François Julien a passé 35 ans au Laboratoire de sciences judiciaires et de médecine légale. « Je n’ai jamais regretté ce choix », souligne l’expert. « J’ai travaillé sur plus de 700 scènes de mort suspecte, j’ai réalisé plus de 400 témoignages en cour, j’ai formé environ 250 policiers par année pendant 25 ans. J’ai été le premier au Canada à m’intéresser aux projections de sang puis à l’ADN. Alors des regrets, je n’en ai aucun! J’ai choisi ce travail en sachant que cela allait être du 7 jours par semaine, 24/24, partout à travers le Québec. Ce n’est pas facile, mais c’est le métier que j’ai voulu faire ».
À Knowlton, pendant sa classe de maître intitulée Théorie des projections de sang, François Julien a expliqué à la quarantaine de personnes présentes en quoi consistait cet emploi qui l’a tellement passionné. Avec humour, histoires décapantes et photos réelles (âmes sensibles s’abstenir comme nous l’a précisé le conférencier), nous avons pu mieux comprendre le travail des experts en sciences judiciaires. « Évidemment dans les séries télévisées et dans les romans, il y a des choses qui sont inexactes ou qui ne sont pas possibles, mais ce n’est pas important. Ce qui compte, c’est le plaisir que les gens en retirent ». François Julien est d’ailleurs lui aussi un amateur de frissons. Mais lui, il a la chance d’être passé de l’autre côté de la caméra ou de la plume. « J’ai aidé des auteurs et des scénaristes pour certaines de leurs réalisations. Ils me demandent des conseils et c’est toujours avec plaisir que je le fais ». Ainsi, l’expert a conseillé à de nombreuses reprises Chrystine Brouillet. « Il m’est vraiment d’une aide précieuse », me confie l’écrivaine. « Des fois, l’idée me trotte dans la tête et lorsque je lui parle, les choses s’éclaircissent ». Il a fait de même pour Fabienne Larouche dans Fortier et même pour un film américain avec Denzel Washington et Angelina Jolie.
Aujourd’hui à la retraite, François Julien n’a que de bons souvenirs de son passage au Laboratoire de sciences judiciaires et de médecine légale. Son truc pour avoir tenu aussi longtemps, c’est de se détacher de la situation et de ne pas se laisser atteindre émotionnellement. « C’est le Docteur André Lauzon qui était pathologiste au laboratoire qui m’a appris cela.

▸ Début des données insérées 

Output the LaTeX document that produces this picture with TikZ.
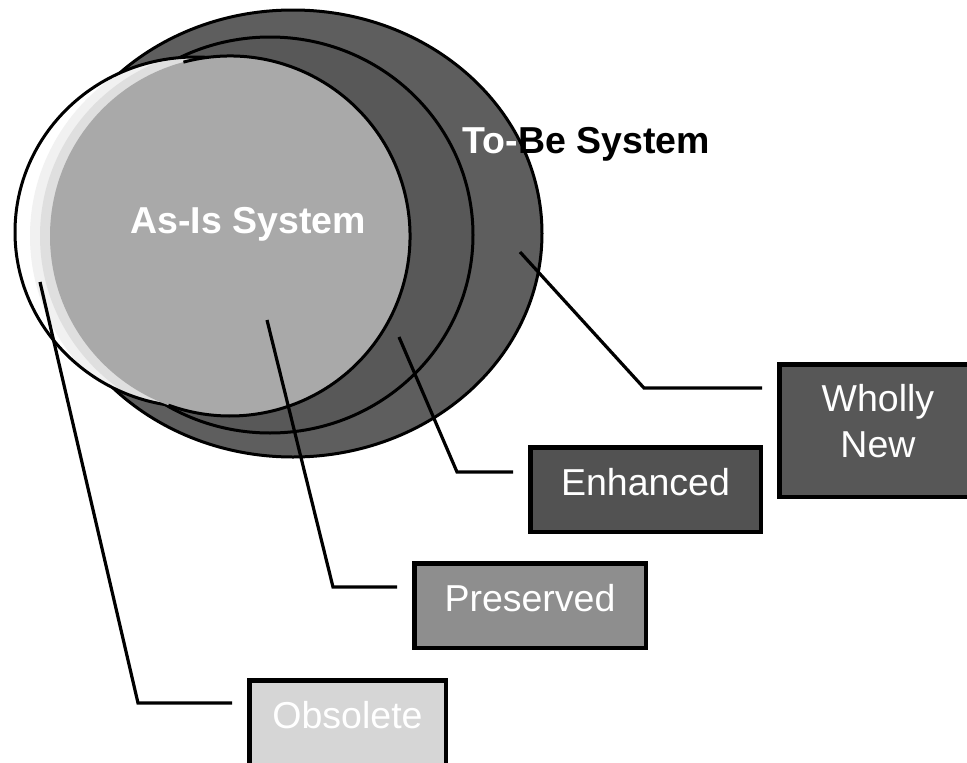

Il m’a fait comprendre que la personne décédée était devenue une pièce de viande et que si on voulait l’aider, il fallait comprendre. Et pour comprendre, il faut rester neutre et objectif. Si on veut trop, cela ne donnera pas de résultat ». La devise du Laboratoire de sciences judiciaires et de médecine légale est d’ailleurs : « N’avance rien que tu ne sois capable de prouver ».
En terminant l’entrevue, j’ai précisé à François Julien qu’il nous avait donné quelques bonnes idées de meurtres… Mais le meurtre parfait est-il possible? « Je pense que les meurtres qui ne sont pas résolus aujourd’hui, c’est simplement parce que la science n’est pas encore assez loin. Demain, ils seront peut-être résolus ». En tout cas, si je veux tuer quelqu’un, et faire passer cela pour un suicide ou pour un accident, je prendrai le temps d’appeler François Julien, histoire de ne pas me faire prendre trop simplement!